Одним из самых больших поэтов Голконды был Ваджахи. Он оставил после себя оригинальную героическую поэму «Кутб Муштари» – вымышленную историю любви Мохаммеда, принца Голконды, к прекрасной бенгальской принцессе Муштари. Стремясь к возлюбленной, принц одолел тысячи препятствий и был награжден любовью Муштари.

Поэт создал достоверную картину жизни знати Голконды. Занимательно рисует он столкновения принца с различными чудовищами. Разнообразя повествование, тут и там в основной текст его поэмы вплетаются чудесные любовные стихи на старинном хинди. Поэма не лишена и простодушного вульгаризма.

Прозаическая поэма Ваджахи «Сабрас» поражает читателя четким и умным анализом чувств и страстей, которые волнуют человеческие сердца. В истории литературы урду это первое прозаическое произведение, художественный уровень которого по сей день остается недосягаемым.

Кроме Ваджахи в Голконде были широко известны поэты Ибн-э-Нишати, Гавваси и многие другие. Но самым талантливым и плодовитым среди них был четвертый султан Голконды Мохаммед Кули Кутб Шах – основатель Хайдарабада.

В Европе первые сведения о Мохаммеде Кули Кутб Шахе как о поэте были даны в сочинениях удивительного французского индолога Гарсона-де-Тасси.
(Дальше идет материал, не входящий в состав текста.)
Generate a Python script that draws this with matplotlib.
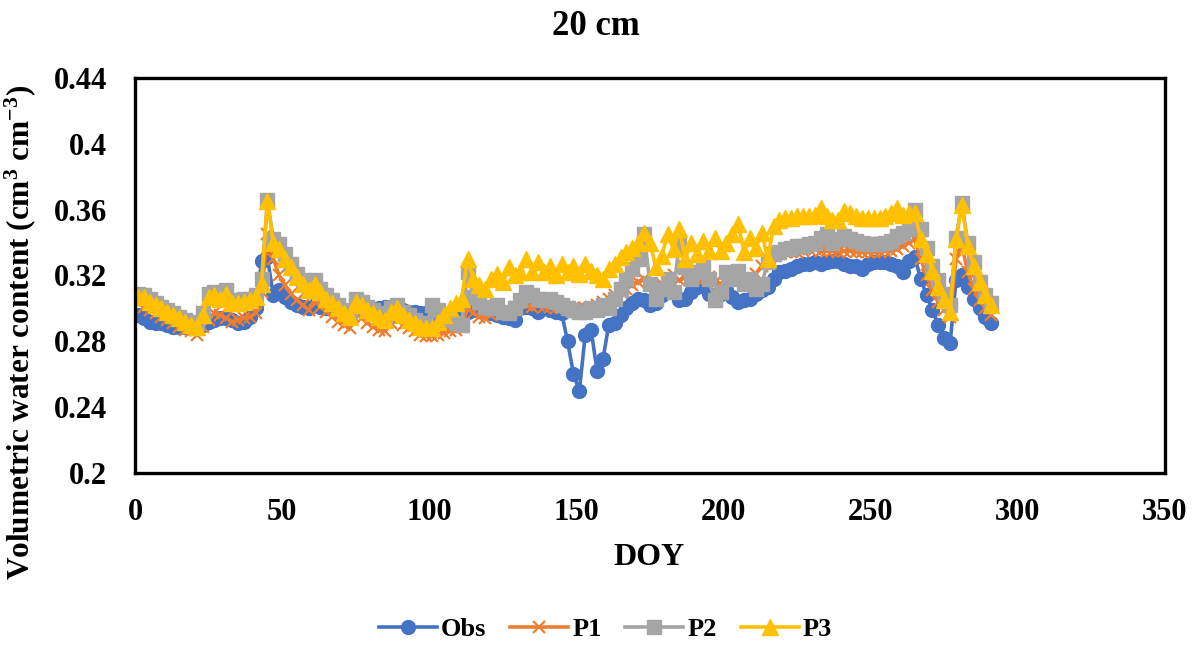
import matplotlib
matplotlib.use("Agg")
import matplotlib.pyplot as plt
from matplotlib.lines import Line2D

# day of year, every second day
doy = list(range(1, 292, 2))

obs = [0.296, 0.294, 0.292, 0.291, 0.291, 0.290, 0.289, 0.289, 0.289, 0.288,
       0.288, 0.290, 0.292, 0.293, 0.294, 0.294, 0.293, 0.291, 0.292, 0.295,
       0.300, 0.329, 0.331, 0.308, 0.311, 0.307, 0.304, 0.302, 0.301, 0.300,
       0.302, 0.301, 0.300, 0.300, 0.299, 0.299, 0.298, 0.300, 0.300, 0.299,
       0.299, 0.300, 0.301, 0.301, 0.300, 0.299, 0.298, 0.298, 0.297, 0.297,
       0.296, 0.296, 0.295, 0.295, 0.296, 0.297, 0.298, 0.299, 0.299, 0.298,
       0.297, 0.296, 0.295, 0.294, 0.293, 0.300, 0.301, 0.300, 0.298, 0.300,
       0.299, 0.298, 0.297, 0.280, 0.260, 0.250, 0.284, 0.287, 0.262, 0.269,
       0.290, 0.291, 0.296, 0.300, 0.303, 0.306, 0.305, 0.302, 0.303, 0.308,
       0.312, 0.310, 0.305, 0.306, 0.310, 0.313, 0.314, 0.309, 0.306, 0.309,
       0.311, 0.307, 0.304, 0.305, 0.306, 0.309, 0.311, 0.313, 0.318, 0.322,
       0.323, 0.324, 0.326, 0.327, 0.327, 0.328, 0.327, 0.328, 0.329, 0.329,
       0.327, 0.326, 0.326, 0.324, 0.327, 0.328, 0.328, 0.328, 0.327, 0.326,
       0.322, 0.329, 0.331, 0.318, 0.308, 0.299, 0.290, 0.282, 0.279, 0.317,
       0.320, 0.313, 0.306, 0.300, 0.295, 0.291]

p1 = [0.303, 0.301, 0.299, 0.297, 0.295, 0.293, 0.291, 0.289, 0.287, 0.286,
      0.284, 0.289, 0.293, 0.297, 0.296, 0.294, 0.292, 0.293, 0.294, 0.295,
      0.297, 0.310, 0.345, 0.330, 0.320, 0.314, 0.309, 0.305, 0.302, 0.299,
      0.305, 0.301, 0.298, 0.295, 0.292, 0.290, 0.288, 0.297, 0.294, 0.291,
      0.289, 0.287, 0.286, 0.291, 0.293, 0.290, 0.288, 0.286, 0.284, 0.283,
      0.283, 0.284, 0.285, 0.286, 0.287, 0.289, 0.300, 0.297, 0.295, 0.294,
      0.296, 0.298, 0.297, 0.299, 0.301, 0.303, 0.302, 0.301, 0.302, 0.301,
      0.301, 0.300, 0.300, 0.301, 0.300, 0.300, 0.300, 0.301, 0.302, 0.304,
      0.306, 0.308, 0.310, 0.312, 0.314, 0.316, 0.318, 0.315, 0.313, 0.315,
      0.318, 0.320, 0.317, 0.319, 0.321, 0.318, 0.317, 0.319, 0.316, 0.315,
      0.318, 0.320, 0.318, 0.316, 0.318, 0.321, 0.326, 0.330, 0.332, 0.333,
      0.334, 0.334, 0.334, 0.335, 0.336, 0.336, 0.335, 0.335, 0.335, 0.334,
      0.335, 0.335, 0.334, 0.334, 0.334, 0.334, 0.334, 0.335, 0.335, 0.336,
      0.338, 0.340, 0.342, 0.330, 0.320, 0.311, 0.304, 0.299, 0.295, 0.330,
      0.338, 0.322, 0.312, 0.305, 0.300, 0.296]

p2 = [0.309, 0.308, 0.306, 0.303, 0.301, 0.299, 0.297, 0.295, 0.293, 0.292,
      0.291, 0.297, 0.309, 0.310, 0.308, 0.311, 0.305, 0.305, 0.306, 0.306,
      0.308, 0.318, 0.366, 0.342, 0.339, 0.333, 0.327, 0.321, 0.317, 0.313,
      0.317, 0.312, 0.308, 0.305, 0.302, 0.299, 0.297, 0.306, 0.304, 0.301,
      0.299, 0.297, 0.295, 0.300, 0.302, 0.298, 0.296, 0.293, 0.291, 0.290,
      0.302, 0.299, 0.296, 0.293, 0.291, 0.290, 0.322, 0.307, 0.304, 0.301,
      0.300, 0.302, 0.298, 0.297, 0.300, 0.305, 0.310, 0.308, 0.306, 0.305,
      0.306, 0.304, 0.302, 0.300, 0.299, 0.298, 0.298, 0.300, 0.299, 0.302,
      0.300, 0.306, 0.312, 0.318, 0.324, 0.330, 0.345, 0.315, 0.306, 0.312,
      0.318, 0.310, 0.340, 0.325, 0.318, 0.322, 0.326, 0.318, 0.305, 0.310,
      0.322, 0.318, 0.323, 0.315, 0.318, 0.312, 0.315, 0.328, 0.333, 0.334,
      0.336, 0.337, 0.338, 0.338, 0.339, 0.340, 0.343, 0.345, 0.340, 0.342,
      0.344, 0.342, 0.341, 0.340, 0.339, 0.339, 0.339, 0.340, 0.341, 0.344,
      0.346, 0.348, 0.360, 0.348, 0.337, 0.326, 0.317, 0.309, 0.302, 0.343,
      0.364, 0.340, 0.328, 0.316, 0.308, 0.303]

p3 = [0.307, 0.307, 0.304, 0.302, 0.300, 0.298, 0.296, 0.294, 0.292, 0.290,
      0.289, 0.296, 0.307, 0.308, 0.306, 0.309, 0.303, 0.303, 0.304, 0.305,
      0.307, 0.315, 0.365, 0.340, 0.336, 0.330, 0.325, 0.319, 0.315, 0.311,
      0.315, 0.310, 0.306, 0.303, 0.300, 0.297, 0.295, 0.304, 0.302, 0.299,
      0.297, 0.295, 0.293, 0.298, 0.300, 0.296, 0.293, 0.291, 0.289, 0.288,
      0.288, 0.292, 0.296, 0.300, 0.303, 0.306, 0.330, 0.318, 0.314, 0.312,
      0.318, 0.321, 0.316, 0.325, 0.320, 0.322, 0.330, 0.322, 0.328, 0.322,
      0.326, 0.320, 0.327, 0.322, 0.326, 0.321, 0.327, 0.323, 0.320, 0.318,
      0.324, 0.327, 0.331, 0.334, 0.337, 0.340, 0.346, 0.340, 0.325, 0.332,
      0.345, 0.336, 0.348, 0.330, 0.340, 0.333, 0.341, 0.335, 0.343, 0.335,
      0.340, 0.345, 0.351, 0.334, 0.343, 0.337, 0.346, 0.330, 0.350, 0.354,
      0.355, 0.355, 0.356, 0.356, 0.356, 0.357, 0.361, 0.356, 0.354, 0.354,
      0.359, 0.358, 0.356, 0.355, 0.355, 0.355, 0.355, 0.356, 0.358, 0.361,
      0.357, 0.358, 0.358, 0.342, 0.333, 0.323, 0.313, 0.305, 0.298, 0.342,
      0.363, 0.338, 0.326, 0.316, 0.308, 0.302]

series_names = ["Obs", "P1", "P2", "P3"]
y_ticks = [0.2, 0.24, 0.28, 0.32, 0.36, 0.4, 0.44]
x_ticks = [0, 50, 100, 150, 200, 250, 300, 350]

plt.rcParams["font.family"] = ["Liberation Serif", "DejaVu Serif"]
plt.rcParams["font.weight"] = "bold"
plt.rcParams["mathtext.fontset"] = "custom"
plt.rcParams["mathtext.bf"] = "Liberation Serif:bold"
plt.rcParams["mathtext.rm"] = "Liberation Serif:bold"
plt.rcParams["mathtext.default"] = "bf"

fig = plt.figure(figsize=(11.99, 6.56), dpi=100)
ax = fig.add_axes([0.1126, 0.2790, 0.8590, 0.6021])

styles = [
    dict(color="#4472C4", marker="o", markersize=10),
    dict(color="#ED7D31", marker="x", markersize=8.5, markeredgewidth=1.6),
    dict(color="#A5A5A5", marker="s", markersize=10),
    dict(color="#FFC000", marker="^", markersize=12),
]
for name, vals, st in zip(series_names, [obs, p1, p2, p3], styles):
    ax.plot(doy, vals, linewidth=2.6, label=name, **st)

ax.set_xlim(0, 350)
ax.set_ylim(0.2, 0.44)
ax.set_xticks(x_ticks)
ax.set_xticklabels([str(t) for t in x_ticks])
ax.set_yticks(y_ticks)
ax.set_yticklabels([f"{t:g}" for t in y_ticks])
ax.tick_params(axis="both", length=0, labelsize=22)
ax.tick_params(axis="x", pad=18)
ax.tick_params(axis="y", pad=20)
for sp in ax.spines.values():
    sp.set_linewidth(2.4)
    sp.set_color("black")

fig.suptitle("20 cm", x=0.497, y=0.959, va="center", fontsize=25,
             fontweight="bold")
ax.set_xlabel("DOY", fontsize=23, fontweight="bold")
ax.xaxis.set_label_coords(0.499, -0.178)
ax.set_ylabel("Volumetric water content (cm$^{3}$ cm$^{-3}$)", fontsize=22.5,
              fontweight="bold")
ax.yaxis.set_label_coords(-0.094, 0.357)

# legend entries with line through the marker
handles = [Line2D([0], [0], linewidth=2.6, **st) for st in styles]
fig.legend(handles, series_names, loc="center", bbox_to_anchor=(0.505, 0.04),
           ncol=4, frameon=False, fontsize=19, handlelength=2.2,
           handletextpad=0.15, columnspacing=0.9)

fig.savefig("out.png", dpi=100)
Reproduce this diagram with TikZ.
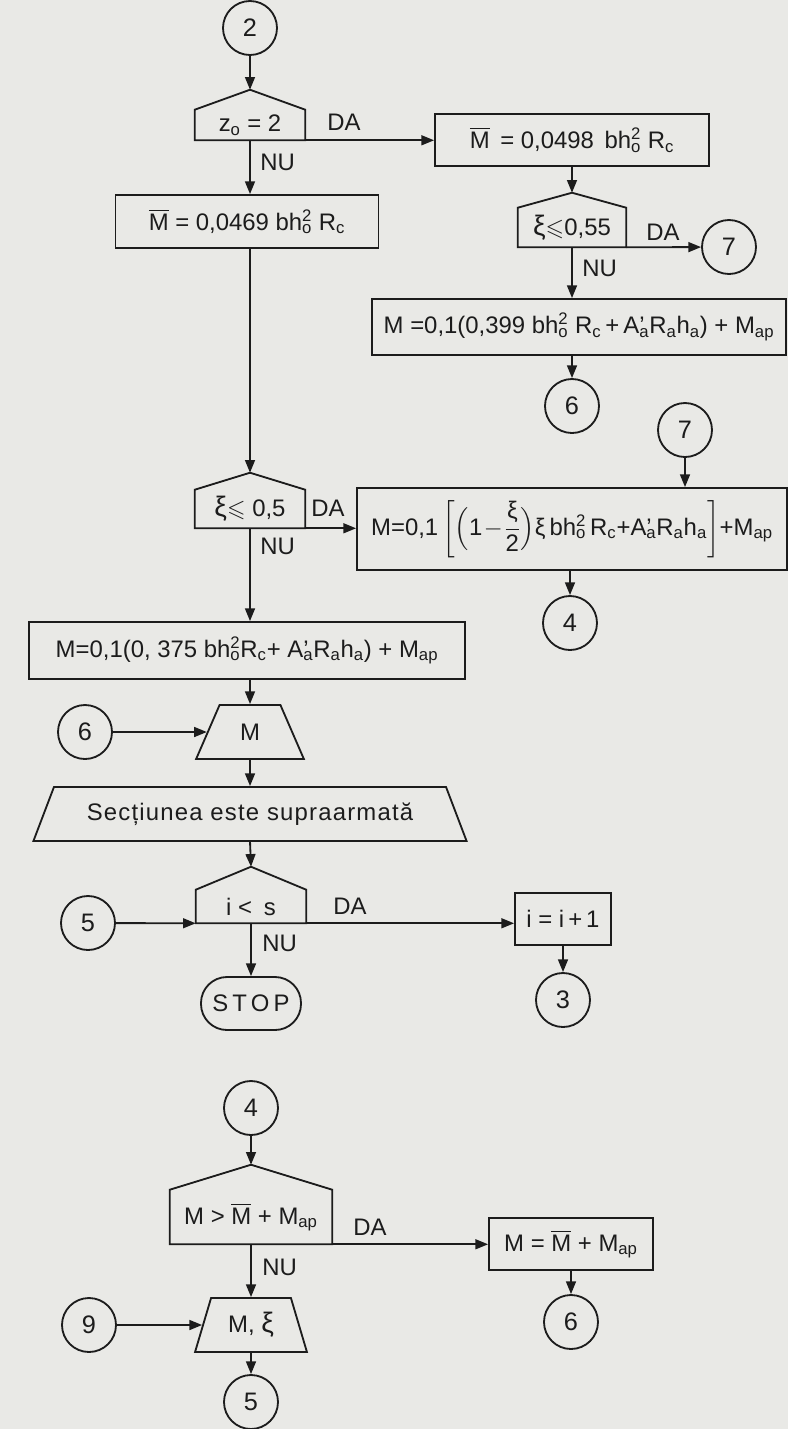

Гарсон-де-Тасси жил и работал около ста лет назад. Он никуда не выезжал из Парижа, но оставил после себя обширные сочинения по истории литератур Индии, которые по сей день считаются классическими. Многое о литературах Индии европейские исследователи узнали именно из его сочинений. Однако по-настоящему открыл поэта доктор Зор.

Два десятка лет потратил доктор Зор на собирание литературного наследства Мохаммеда Кули Кутб Шаха. В поисках нужных рукописей он копался в книгохранилищах Лондона и Парижа, ездил в Иран и Турцию и сумел собрать воедино около пятидесяти тысяч стихотворных строк – большую часть творчества поэта.